*Work required*. Your copy should be exact, beginning at the line containing "Rebuild this chart" and ending at the line containing "renderer = fig.canvas.get_renderer()", with both lines kept and every picture dropped.

[Code that draws figures]
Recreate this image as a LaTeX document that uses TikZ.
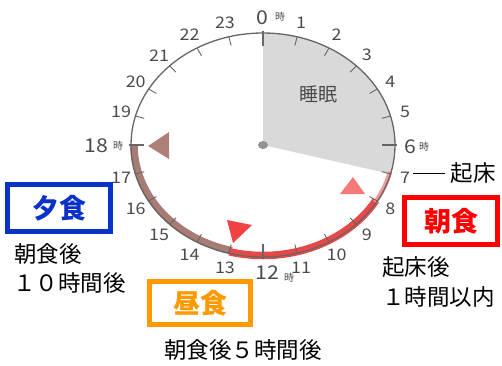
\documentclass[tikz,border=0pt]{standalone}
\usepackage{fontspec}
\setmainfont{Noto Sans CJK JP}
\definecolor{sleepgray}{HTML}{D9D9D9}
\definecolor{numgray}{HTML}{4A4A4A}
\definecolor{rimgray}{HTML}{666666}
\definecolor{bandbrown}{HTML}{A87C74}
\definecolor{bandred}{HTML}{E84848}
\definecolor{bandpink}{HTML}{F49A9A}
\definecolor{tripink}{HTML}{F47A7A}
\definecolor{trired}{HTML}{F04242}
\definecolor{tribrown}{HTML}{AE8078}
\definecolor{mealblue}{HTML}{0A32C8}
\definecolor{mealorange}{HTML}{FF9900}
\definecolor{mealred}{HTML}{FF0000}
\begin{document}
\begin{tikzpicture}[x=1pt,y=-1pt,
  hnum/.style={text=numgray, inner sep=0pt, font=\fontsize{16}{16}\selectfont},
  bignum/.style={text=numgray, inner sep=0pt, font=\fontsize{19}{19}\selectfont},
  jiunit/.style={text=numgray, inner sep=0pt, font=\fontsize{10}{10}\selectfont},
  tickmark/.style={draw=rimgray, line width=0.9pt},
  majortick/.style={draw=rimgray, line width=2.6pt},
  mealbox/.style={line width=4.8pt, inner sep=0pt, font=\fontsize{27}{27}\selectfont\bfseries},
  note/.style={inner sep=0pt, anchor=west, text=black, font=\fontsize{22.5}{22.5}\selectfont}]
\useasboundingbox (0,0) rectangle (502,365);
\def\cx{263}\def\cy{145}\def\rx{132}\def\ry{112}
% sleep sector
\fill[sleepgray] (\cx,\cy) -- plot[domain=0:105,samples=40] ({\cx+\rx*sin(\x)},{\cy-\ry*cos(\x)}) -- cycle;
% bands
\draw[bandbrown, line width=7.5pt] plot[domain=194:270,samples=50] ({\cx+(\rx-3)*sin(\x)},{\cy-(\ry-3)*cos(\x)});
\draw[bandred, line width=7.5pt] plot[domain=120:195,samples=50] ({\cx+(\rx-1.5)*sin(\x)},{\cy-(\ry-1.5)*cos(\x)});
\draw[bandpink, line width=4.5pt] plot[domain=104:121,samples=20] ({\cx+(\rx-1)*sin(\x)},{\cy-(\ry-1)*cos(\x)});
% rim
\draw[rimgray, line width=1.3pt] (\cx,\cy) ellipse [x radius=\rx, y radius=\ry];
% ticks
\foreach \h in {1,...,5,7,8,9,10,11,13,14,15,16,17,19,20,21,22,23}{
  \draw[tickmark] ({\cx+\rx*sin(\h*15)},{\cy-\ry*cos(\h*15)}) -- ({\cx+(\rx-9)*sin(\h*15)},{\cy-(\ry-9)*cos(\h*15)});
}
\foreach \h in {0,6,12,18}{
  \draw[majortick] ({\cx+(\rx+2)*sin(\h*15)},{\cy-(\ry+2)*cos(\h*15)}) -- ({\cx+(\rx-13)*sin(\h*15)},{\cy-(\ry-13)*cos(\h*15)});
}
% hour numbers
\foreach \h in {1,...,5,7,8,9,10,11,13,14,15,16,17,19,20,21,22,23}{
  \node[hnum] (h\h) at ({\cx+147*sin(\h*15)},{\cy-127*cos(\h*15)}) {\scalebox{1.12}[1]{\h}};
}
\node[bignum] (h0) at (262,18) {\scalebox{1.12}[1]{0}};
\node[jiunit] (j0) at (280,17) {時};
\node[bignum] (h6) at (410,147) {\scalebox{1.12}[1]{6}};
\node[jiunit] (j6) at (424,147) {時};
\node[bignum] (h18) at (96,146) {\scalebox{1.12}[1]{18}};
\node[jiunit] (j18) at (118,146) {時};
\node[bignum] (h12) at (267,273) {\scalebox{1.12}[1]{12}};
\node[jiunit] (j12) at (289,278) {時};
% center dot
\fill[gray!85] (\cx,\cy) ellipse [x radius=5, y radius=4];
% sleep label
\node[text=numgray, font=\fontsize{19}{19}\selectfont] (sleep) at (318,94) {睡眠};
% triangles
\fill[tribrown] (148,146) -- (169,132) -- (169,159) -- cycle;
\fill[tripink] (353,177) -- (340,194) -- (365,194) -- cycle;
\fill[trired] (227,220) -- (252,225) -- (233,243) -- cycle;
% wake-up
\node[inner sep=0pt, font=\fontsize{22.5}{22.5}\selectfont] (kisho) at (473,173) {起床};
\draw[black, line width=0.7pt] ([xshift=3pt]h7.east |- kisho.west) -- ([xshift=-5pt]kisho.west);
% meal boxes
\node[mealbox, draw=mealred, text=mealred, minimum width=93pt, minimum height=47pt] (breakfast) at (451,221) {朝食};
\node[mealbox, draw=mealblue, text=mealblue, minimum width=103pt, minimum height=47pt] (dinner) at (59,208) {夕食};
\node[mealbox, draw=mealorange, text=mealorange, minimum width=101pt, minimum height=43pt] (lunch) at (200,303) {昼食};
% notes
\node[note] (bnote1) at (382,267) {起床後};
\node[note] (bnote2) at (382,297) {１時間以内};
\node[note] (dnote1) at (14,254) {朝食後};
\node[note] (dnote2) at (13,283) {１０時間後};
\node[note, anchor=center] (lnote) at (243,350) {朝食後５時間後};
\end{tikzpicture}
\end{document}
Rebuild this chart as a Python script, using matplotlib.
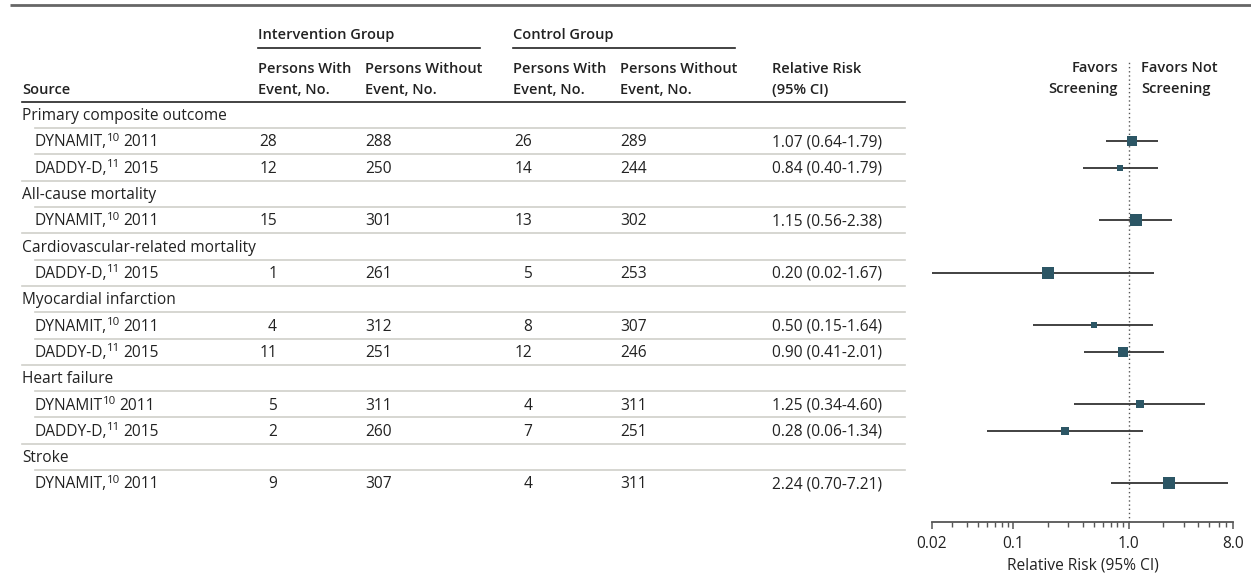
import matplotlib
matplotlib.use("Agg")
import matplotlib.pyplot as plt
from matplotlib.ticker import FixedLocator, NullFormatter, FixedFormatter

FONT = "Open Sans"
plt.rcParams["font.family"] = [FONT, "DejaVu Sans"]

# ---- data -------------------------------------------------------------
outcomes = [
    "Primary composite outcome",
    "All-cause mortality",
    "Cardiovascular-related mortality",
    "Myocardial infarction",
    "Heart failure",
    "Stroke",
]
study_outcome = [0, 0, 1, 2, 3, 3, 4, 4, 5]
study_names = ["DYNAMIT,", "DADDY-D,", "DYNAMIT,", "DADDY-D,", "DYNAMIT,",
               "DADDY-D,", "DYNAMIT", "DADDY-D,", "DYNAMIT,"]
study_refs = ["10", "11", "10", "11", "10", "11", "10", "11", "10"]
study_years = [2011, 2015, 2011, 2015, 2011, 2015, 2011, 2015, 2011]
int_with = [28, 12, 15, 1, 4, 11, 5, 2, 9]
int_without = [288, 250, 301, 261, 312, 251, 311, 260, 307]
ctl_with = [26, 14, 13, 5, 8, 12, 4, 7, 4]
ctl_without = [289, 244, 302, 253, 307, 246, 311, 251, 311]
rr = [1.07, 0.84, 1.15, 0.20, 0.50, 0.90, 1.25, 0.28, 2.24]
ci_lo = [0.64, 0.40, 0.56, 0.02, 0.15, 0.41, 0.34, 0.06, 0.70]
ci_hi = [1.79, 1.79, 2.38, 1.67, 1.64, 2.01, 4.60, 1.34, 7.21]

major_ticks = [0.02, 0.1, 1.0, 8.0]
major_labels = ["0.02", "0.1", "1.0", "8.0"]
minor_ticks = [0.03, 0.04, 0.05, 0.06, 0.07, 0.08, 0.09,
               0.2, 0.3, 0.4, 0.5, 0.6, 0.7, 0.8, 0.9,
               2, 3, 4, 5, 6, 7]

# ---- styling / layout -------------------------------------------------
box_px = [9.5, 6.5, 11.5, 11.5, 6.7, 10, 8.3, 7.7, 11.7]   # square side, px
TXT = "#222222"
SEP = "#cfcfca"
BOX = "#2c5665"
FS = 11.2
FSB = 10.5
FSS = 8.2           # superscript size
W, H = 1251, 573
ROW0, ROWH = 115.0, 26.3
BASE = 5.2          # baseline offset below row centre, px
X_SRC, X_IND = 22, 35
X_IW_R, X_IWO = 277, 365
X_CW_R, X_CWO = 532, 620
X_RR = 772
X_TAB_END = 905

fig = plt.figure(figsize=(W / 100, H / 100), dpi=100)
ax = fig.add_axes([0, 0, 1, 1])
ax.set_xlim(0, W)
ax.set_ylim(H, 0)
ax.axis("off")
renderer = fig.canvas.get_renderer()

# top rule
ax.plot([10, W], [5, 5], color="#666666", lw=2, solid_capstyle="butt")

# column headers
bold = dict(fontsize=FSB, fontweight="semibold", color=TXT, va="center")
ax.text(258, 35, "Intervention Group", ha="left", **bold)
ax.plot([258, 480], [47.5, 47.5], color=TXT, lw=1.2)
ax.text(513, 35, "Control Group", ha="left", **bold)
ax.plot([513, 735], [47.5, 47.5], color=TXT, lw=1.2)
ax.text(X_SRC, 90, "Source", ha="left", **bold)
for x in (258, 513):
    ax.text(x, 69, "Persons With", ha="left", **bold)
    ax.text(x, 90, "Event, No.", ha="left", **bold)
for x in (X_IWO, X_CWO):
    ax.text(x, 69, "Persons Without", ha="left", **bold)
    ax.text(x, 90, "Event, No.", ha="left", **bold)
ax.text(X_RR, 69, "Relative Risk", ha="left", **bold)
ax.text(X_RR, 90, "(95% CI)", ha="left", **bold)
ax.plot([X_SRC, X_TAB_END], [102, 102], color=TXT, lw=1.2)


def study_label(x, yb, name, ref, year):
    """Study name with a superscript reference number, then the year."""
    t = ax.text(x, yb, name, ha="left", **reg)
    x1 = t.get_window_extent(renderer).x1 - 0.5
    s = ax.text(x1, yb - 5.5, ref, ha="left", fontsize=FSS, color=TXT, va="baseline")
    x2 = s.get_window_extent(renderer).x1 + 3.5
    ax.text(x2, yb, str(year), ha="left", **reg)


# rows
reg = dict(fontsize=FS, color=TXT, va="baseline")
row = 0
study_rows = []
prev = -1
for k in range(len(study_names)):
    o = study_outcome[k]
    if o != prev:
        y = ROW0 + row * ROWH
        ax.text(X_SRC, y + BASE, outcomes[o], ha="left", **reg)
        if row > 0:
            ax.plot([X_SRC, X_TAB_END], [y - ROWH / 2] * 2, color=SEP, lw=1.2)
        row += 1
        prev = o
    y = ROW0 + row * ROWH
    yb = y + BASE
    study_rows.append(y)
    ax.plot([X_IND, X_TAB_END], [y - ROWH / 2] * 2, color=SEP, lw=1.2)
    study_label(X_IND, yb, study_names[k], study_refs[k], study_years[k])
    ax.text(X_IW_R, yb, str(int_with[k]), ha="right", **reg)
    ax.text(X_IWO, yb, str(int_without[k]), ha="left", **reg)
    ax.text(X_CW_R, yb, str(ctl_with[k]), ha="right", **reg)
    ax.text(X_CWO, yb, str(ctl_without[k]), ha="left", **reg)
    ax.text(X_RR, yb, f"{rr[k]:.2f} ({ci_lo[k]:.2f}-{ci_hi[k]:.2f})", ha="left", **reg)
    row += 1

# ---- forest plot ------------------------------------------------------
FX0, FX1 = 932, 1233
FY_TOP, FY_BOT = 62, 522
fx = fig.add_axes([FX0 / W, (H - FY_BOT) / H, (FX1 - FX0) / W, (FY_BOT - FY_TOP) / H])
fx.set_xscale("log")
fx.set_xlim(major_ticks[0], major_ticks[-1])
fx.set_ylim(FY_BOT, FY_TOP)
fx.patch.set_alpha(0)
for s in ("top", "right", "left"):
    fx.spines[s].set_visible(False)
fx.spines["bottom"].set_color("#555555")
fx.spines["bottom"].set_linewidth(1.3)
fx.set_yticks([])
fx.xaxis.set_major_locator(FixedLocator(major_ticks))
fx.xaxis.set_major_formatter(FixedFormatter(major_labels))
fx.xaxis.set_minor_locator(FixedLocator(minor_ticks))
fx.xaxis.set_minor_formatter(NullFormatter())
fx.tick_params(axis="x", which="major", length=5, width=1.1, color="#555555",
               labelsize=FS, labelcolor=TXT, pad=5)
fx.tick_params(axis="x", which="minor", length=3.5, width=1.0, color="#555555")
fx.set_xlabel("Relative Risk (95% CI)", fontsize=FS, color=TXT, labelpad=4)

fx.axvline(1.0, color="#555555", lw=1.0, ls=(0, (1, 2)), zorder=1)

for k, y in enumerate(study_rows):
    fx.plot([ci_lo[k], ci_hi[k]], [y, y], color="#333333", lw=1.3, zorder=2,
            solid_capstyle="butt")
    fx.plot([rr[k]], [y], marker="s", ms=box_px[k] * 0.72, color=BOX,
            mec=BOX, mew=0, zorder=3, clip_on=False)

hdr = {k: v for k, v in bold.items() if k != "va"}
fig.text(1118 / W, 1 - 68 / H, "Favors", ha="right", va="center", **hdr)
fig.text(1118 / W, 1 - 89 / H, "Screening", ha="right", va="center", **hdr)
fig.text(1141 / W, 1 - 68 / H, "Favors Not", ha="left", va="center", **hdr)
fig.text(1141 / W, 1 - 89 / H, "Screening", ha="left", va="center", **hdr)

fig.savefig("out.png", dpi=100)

*Task answer*.
Rebuild this chart as a Python script, using matplotlib.
import matplotlib
matplotlib.use("Agg")
import matplotlib.pyplot as plt
from matplotlib.ticker import FixedLocator, NullFormatter, FixedFormatter

FONT = "Open Sans"
plt.rcParams["font.family"] = [FONT, "DejaVu Sans"]

# ---- data -------------------------------------------------------------
outcomes = [
    "Primary composite outcome",
    "All-cause mortality",
    "Cardiovascular-related mortality",
    "Myocardial infarction",
    "Heart failure",
    "Stroke",
]
study_outcome = [0, 0, 1, 2, 3, 3, 4, 4, 5]
study_names = ["DYNAMIT,", "DADDY-D,", "DYNAMIT,", "DADDY-D,", "DYNAMIT,",
               "DADDY-D,", "DYNAMIT", "DADDY-D,", "DYNAMIT,"]
study_refs = ["10", "11", "10", "11", "10", "11", "10", "11", "10"]
study_years = [2011, 2015, 2011, 2015, 2011, 2015, 2011, 2015, 2011]
int_with = [28, 12, 15, 1, 4, 11, 5, 2, 9]
int_without = [288, 250, 301, 261, 312, 251, 311, 260, 307]
ctl_with = [26, 14, 13, 5, 8, 12, 4, 7, 4]
ctl_without = [289, 244, 302, 253, 307, 246, 311, 251, 311]
rr = [1.07, 0.84, 1.15, 0.20, 0.50, 0.90, 1.25, 0.28, 2.24]
ci_lo = [0.64, 0.40, 0.56, 0.02, 0.15, 0.41, 0.34, 0.06, 0.70]
ci_hi = [1.79, 1.79, 2.38, 1.67, 1.64, 2.01, 4.60, 1.34, 7.21]

major_ticks = [0.02, 0.1, 1.0, 8.0]
major_labels = ["0.02", "0.1", "1.0", "8.0"]
minor_ticks = [0.03, 0.04, 0.05, 0.06, 0.07, 0.08, 0.09,
               0.2, 0.3, 0.4, 0.5, 0.6, 0.7, 0.8, 0.9,
               2, 3, 4, 5, 6, 7]

# ---- styling / layout -------------------------------------------------
box_px = [9.5, 6.5, 11.5, 11.5, 6.7, 10, 8.3, 7.7, 11.7]   # square side, px
TXT = "#222222"
SEP = "#cfcfca"
BOX = "#2c5665"
FS = 11.2
FSB = 10.5
FSS = 8.2           # superscript size
W, H = 1251, 573
ROW0, ROWH = 115.0, 26.3
BASE = 5.2          # baseline offset below row centre, px
X_SRC, X_IND = 22, 35
X_IW_R, X_IWO = 277, 365
X_CW_R, X_CWO = 532, 620
X_RR = 772
X_TAB_END = 905

fig = plt.figure(figsize=(W / 100, H / 100), dpi=100)
ax = fig.add_axes([0, 0, 1, 1])
ax.set_xlim(0, W)
ax.set_ylim(H, 0)
ax.axis("off")
renderer = fig.canvas.get_renderer()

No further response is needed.